Она чувствовала руки, поднимающие её с пола и нежно укладывающие на кровать, ощущала тёплое дыхание на шее и поддерживающие её ладони, и тогда ею завладел непреодолимый страх, и она, полная раскаяния и испуга, начала дрожать.

С тех пор как в Гонконге умерла его супруга, Тао Чьен время от времени утешался в поспешных объятиях работающих за деньги женщин. Он не занимался любовью, любя, вот уже более шести лет, но в то же время не допускал, чтобы спешка его чересчур возбудила. Столько раз он мысленно исследовал тело Элизы и так хорошо его знал, что он будто бы ходил с картой в руках по её ложбинам и небольшим холмам.

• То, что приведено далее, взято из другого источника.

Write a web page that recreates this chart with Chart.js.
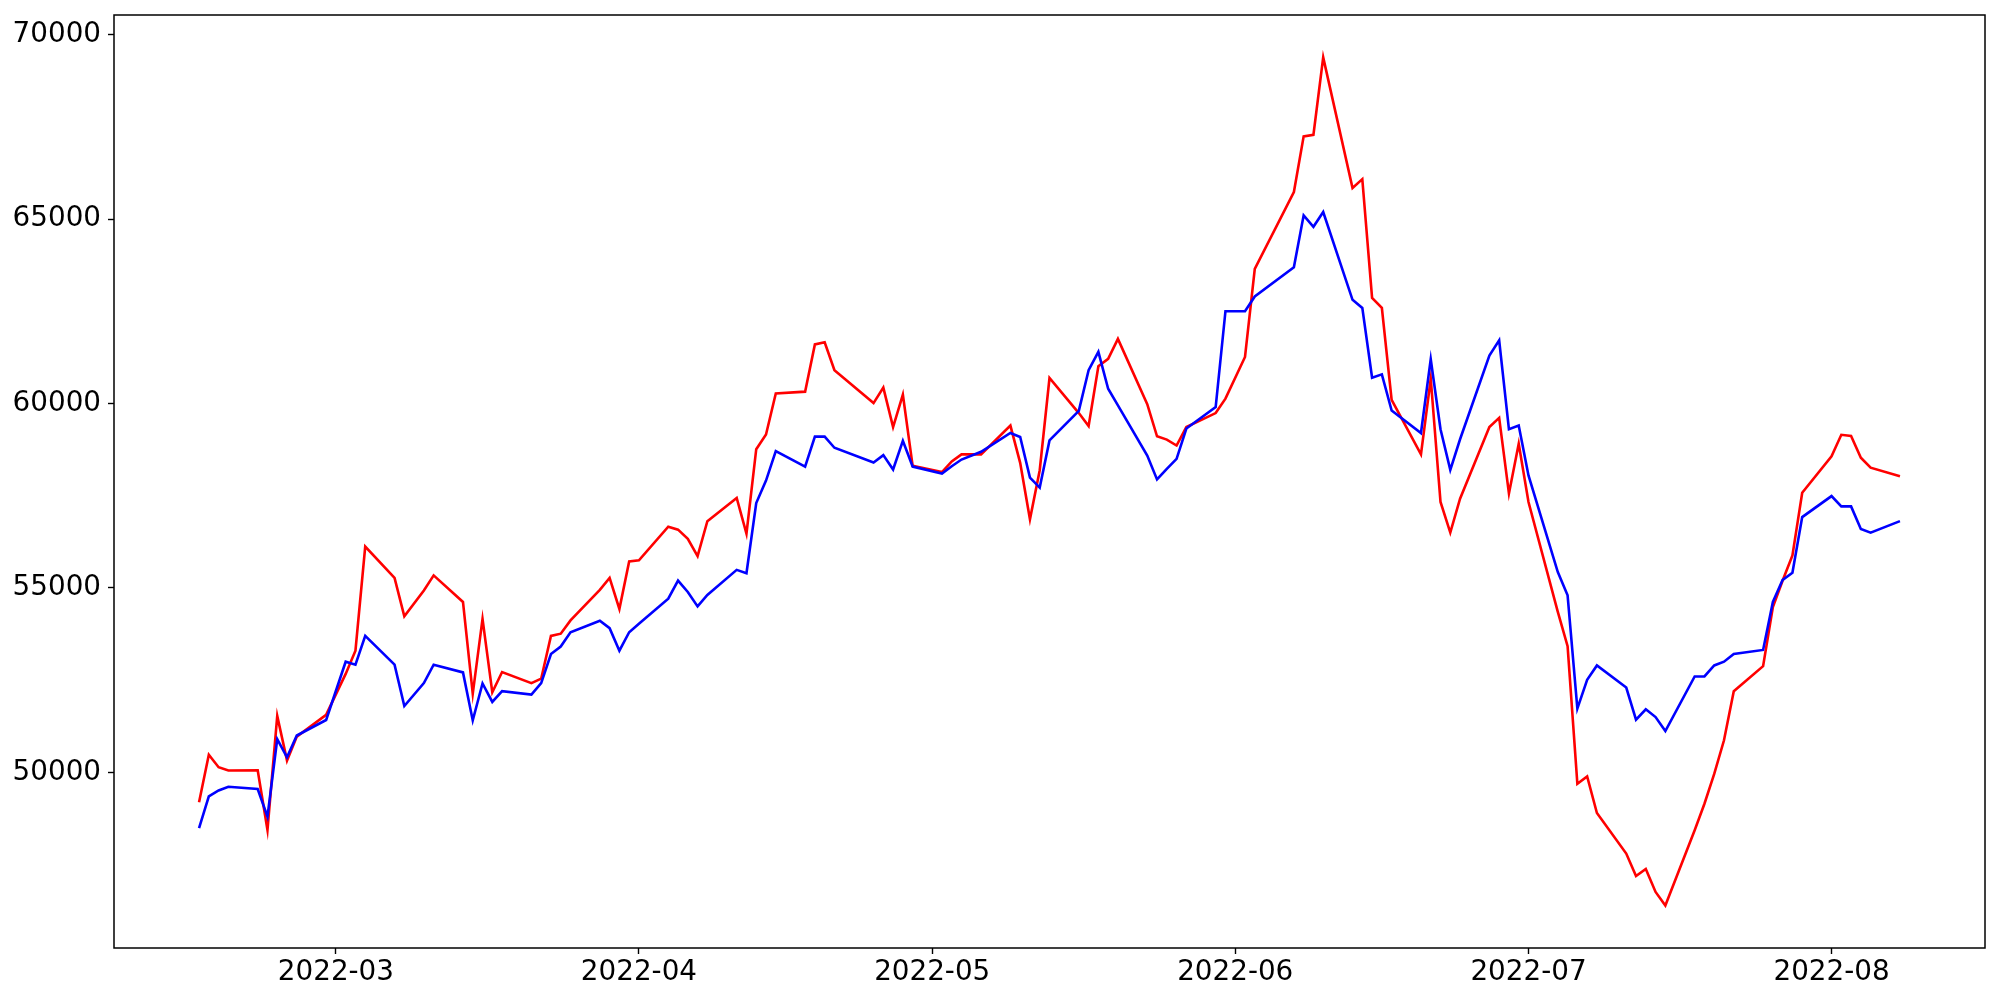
<!DOCTYPE html>
<html>
<head>
<meta charset="utf-8">
<script src="https://cdn.jsdelivr.net/npm/chart.js@4/dist/chart.umd.min.js"></script>
<style>
  html, body { margin: 0; padding: 0; background: #ffffff; }
  #wrap { width: 2000px; height: 1000px; }
</style>
</head>
<body>
<div id="wrap"><canvas id="c" width="2000" height="1000"></canvas></div>
<script>
// ---- data ----
const dates = [
  '2022-02-15','2022-02-16','2022-02-17','2022-02-18','2022-02-21','2022-02-22','2022-02-23','2022-02-24','2022-02-25','2022-02-28',
  '2022-03-02','2022-03-03','2022-03-04','2022-03-07','2022-03-08','2022-03-10','2022-03-11','2022-03-14','2022-03-15','2022-03-16',
  '2022-03-17','2022-03-18','2022-03-21','2022-03-22','2022-03-23','2022-03-24','2022-03-25','2022-03-28','2022-03-29','2022-03-30',
  '2022-03-31','2022-04-01','2022-04-04','2022-04-05','2022-04-06','2022-04-07','2022-04-08','2022-04-11','2022-04-12','2022-04-13',
  '2022-04-14','2022-04-15','2022-04-18','2022-04-19','2022-04-20','2022-04-21','2022-04-25','2022-04-26','2022-04-27','2022-04-28',
  '2022-04-29','2022-05-02','2022-05-03','2022-05-04','2022-05-06','2022-05-09','2022-05-10','2022-05-11','2022-05-12','2022-05-13',
  '2022-05-16','2022-05-17','2022-05-18','2022-05-19','2022-05-20','2022-05-23','2022-05-24','2022-05-25','2022-05-26','2022-05-27',
  '2022-05-30','2022-05-31','2022-06-02','2022-06-03','2022-06-07','2022-06-08','2022-06-09','2022-06-10','2022-06-13','2022-06-14',
  '2022-06-15','2022-06-16','2022-06-17','2022-06-20','2022-06-21','2022-06-22','2022-06-23','2022-06-24','2022-06-27','2022-06-28',
  '2022-06-29','2022-06-30','2022-07-01','2022-07-04','2022-07-05','2022-07-06','2022-07-07','2022-07-08','2022-07-11','2022-07-12',
  '2022-07-13','2022-07-14','2022-07-15','2022-07-18','2022-07-19','2022-07-20','2022-07-21','2022-07-22','2022-07-25','2022-07-26',
  '2022-07-27','2022-07-28','2022-07-29','2022-08-01','2022-08-02','2022-08-03','2022-08-04','2022-08-05','2022-08-08'
];

const redValues = [
  49190,50480,50140,50050,50060,48440,51530,50320,50970,51560,
  52670,53300,56120,55270,54230,54930,55340,54620,52130,54160,
  52170,52720,52420,52540,53700,53760,54120,54950,55270,54430,
  55720,55750,56660,56580,56330,55860,56810,57440,56470,58760,
  59160,60270,60320,61600,61660,60900,60010,60430,59360,60240,
  58310,58140,58430,58620,58620,59400,58390,56860,58190,60690,
  59740,59390,61010,61210,61750,59980,59110,59020,58860,59360,
  59740,60130,61260,63650,65730,67240,67280,69380,65840,66080,
  62860,62590,60100,58620,60670,57330,56500,57420,59360,59610,
  57560,58910,57330,54350,53420,49690,49890,48900,47800,47190,
  47380,46760,46390,48430,49150,49960,50870,52200,52880,54480,
  55200,55880,57580,58570,59150,59120,58530,58260,58030
];

const blueValues = [
  48490,49350,49510,49610,49550,48800,50900,50410,51000,51420,
  53000,52920,53700,52920,51800,52420,52920,52710,51410,52410,
  51910,52200,52110,52420,53210,53410,53800,54110,53910,53300,
  53800,54030,54710,55200,54890,54500,54810,55490,55400,57300,
  57910,58710,58290,59100,59100,58800,58400,58600,58210,58990,
  58290,58100,58300,58480,58690,59200,59090,57990,57720,59000,
  59800,60900,61400,60400,59950,58590,57940,58230,58500,59320,
  59900,62500,62500,62900,63690,65100,64790,65190,62810,62590,
  60700,60790,59810,59200,61200,59300,58200,59030,61300,61710,
  59300,59400,58050,55430,54800,51730,52510,52900,52300,51430,
  51710,51500,51120,52600,52600,52900,53000,53210,53320,54620,
  55220,55410,56920,57490,57210,57210,56600,56500,56810
];

const xTickLabels = ['2022-03','2022-04','2022-05','2022-06','2022-07','2022-08'];
const yTickValues = [50000, 55000, 60000, 65000, 70000];

// ---- helpers ----
function toDay(s) {
  const p = s.split('-').map(Number);
  return Date.UTC(p[0], p[1] - 1, p[2] || 1) / 86400000;
}
function dayLabel(v) {
  const d = new Date(Math.round(v) * 86400000);
  const m = String(d.getUTCMonth() + 1).padStart(2, '0');
  return d.getUTCFullYear() + '-' + m;
}

const xs = dates.map(toDay);
const redPts = xs.map((x, i) => ({ x: x, y: redValues[i] }));
const bluePts = xs.map((x, i) => ({ x: x, y: blueValues[i] }));

const xMinD = Math.min(...xs), xMaxD = Math.max(...xs);
const xPad = (xMaxD - xMinD) * 0.05;
const allY = redValues.concat(blueValues);
const yMinD = Math.min(...allY), yMaxD = Math.max(...allY);
const yPad = (yMaxD - yMinD) * 0.05;

const FONT = { family: "'DejaVu Sans', sans-serif", size: 27.8 };

const framePlugin = {
  id: 'frame',
  afterDatasetsDraw(chart) {
    const a = chart.chartArea, ctx = chart.ctx;
    ctx.save();
    ctx.strokeStyle = '#000';
    ctx.lineWidth = 1.5;
    ctx.strokeRect(a.left, a.top, a.right - a.left, a.bottom - a.top);
    ctx.restore();
  }
};

new Chart(document.getElementById('c'), {
  type: 'line',
  data: {
    datasets: [
      { data: redPts, borderColor: '#ff0000', borderWidth: 2.6, pointRadius: 0, tension: 0, fill: false, order: 1 },
      { data: bluePts, borderColor: '#0000ff', borderWidth: 2.6, pointRadius: 0, tension: 0, fill: false, order: 0 }
    ]
  },
  options: {
    responsive: false,
    devicePixelRatio: 1,
    animation: false,
    layout: { autoPadding: false, padding: { left: 0, top: 15, right: 15, bottom: 0 } },
    plugins: { legend: { display: false }, tooltip: { enabled: false } },
    scales: {
      x: {
        type: 'linear',
        min: xMinD - xPad,
        max: xMaxD + xPad,
        border: { display: false },
        grid: { display: true, drawOnChartArea: false, drawTicks: true, tickLength: 6, tickColor: '#000', tickWidth: 1.4 },
        ticks: { color: '#000', font: FONT, padding: 2, maxRotation: 0, autoSkip: false, callback: (v) => dayLabel(v) },
        afterBuildTicks: (s) => { s.ticks = xTickLabels.map(l => ({ value: toDay(l + '-01') })); },
        afterFit: (s) => { s.height = 52; s.paddingLeft = 0; s.paddingRight = 0; }
      },
      y: {
        type: 'linear',
        min: yMinD - yPad,
        max: yMaxD + yPad,
        border: { display: false },
        grid: { display: true, drawOnChartArea: false, drawTicks: true, tickLength: 6, tickColor: '#000', tickWidth: 1.4 },
        ticks: { color: '#000', font: FONT, padding: 7, autoSkip: false, callback: (v) => String(v) },
        afterBuildTicks: (s) => { s.ticks = yTickValues.map(v => ({ value: v })); },
        afterFit: (s) => { s.width = 114; s.paddingTop = 0; s.paddingBottom = 0; }
      }
    }
  },
  plugins: [framePlugin]
});
</script>
</body>
</html>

Она полагала, что познала любовь в руках своего первого возлюбленного, но близость с Тао Чьеном пролила свет на степень её невежества. Страсть, взволновавшая её в шестнадцать лет, из-за которой она пересекла полмира и несколько раз рисковала жизнью, теперь превратилась в мираж, казавшийся ей абсурдным. Тогда она просто влюбилась в любовь, довольствуясь крохами, которые ей давал мужчина, более заинтересованный в том, чтобы уйти, нежели остаться с ней. Она искала его все четыре года, убеждённая в том, что молодой идеалист, с которым она познакомилась в Чили, в Калифорнии превратился в фантастического бандита по имени Хоакин Мурьета. Всё это время Тао Чьен ждал её со своим пресловутым спокойствием, уверенный в том, что рано или поздно она бы переступила разделяющий их порог.